Like a person who finds something unexpected while rummaging through a drawer in search of something else, her work clings to that soft space where the vulnerable, the fragile and all the memories we never thought would someday come back to us exist.
For her project at La Casa Encendida, the artist presents a brand-new body of work in which she investigates the idea of transit, of transition, of getting on a track simply to walk it, of passing from winter to spring.
The entire project is a cosmos of little objects where each one is important and relies on the other, weaving a subtle harmony of tiles, ropes, puzzles, palm fronds and yellow flower petals. The intimacy of a room, of all the souvenirs of a lifetime we place on our shelves in an attempt to preserve the moments that accompanied them, will coexist in the gallery with a dreamlike universe where the artist imagines an outside world that takes us by the hand and walks us through the various stages of a journey riddled with stops, a game board full of squares. This series of works traces an exhibition itinerary with no fixed destination, no clear beginning or end. Yet this disorientation, far from disconcerting us, becomes a pleasurable experience in Marina’s hands, capable of crafting a serene uncertainty from objects imbued with good luck, trustworthy objects, works that forge ties and build bridges.

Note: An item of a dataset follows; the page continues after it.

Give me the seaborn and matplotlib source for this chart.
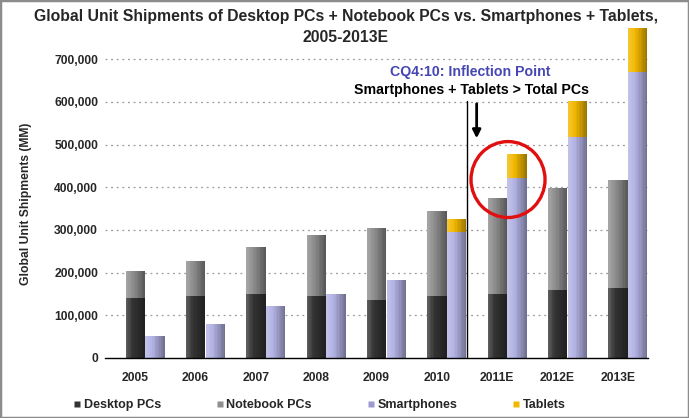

Marina González Guerreiro (A Guarda, Galicia, 1992) has a BFA from the University of Salamanca and a master’s in Artistic Production from the Polytechnic University of Valencia. Adopting an installative approach to different media, such as sculpture, video, photography and painting, she inserts grand narratives in everyday life by subjectivising and re-signifying objects. Her creative process is based on the accumulation of materials, turning the studio into a testing ground where objects from an infinite variety of sources coexist in an intimate ritual. In her practice, we find a precious, painstakingly detailed refinement constructed of fragile and used materials, as well as the search for balance between order and chaos, control and chance. Some of her most recent solo shows have been Given Time at Intersticio (London, 2021), Una Promesa at Galería Rosa Santos (Valencia, 2020), LMXJVSD at Pols (Valencia, 2020), and Work Hard, Dream Big (Internet Moon Gallery, 2019).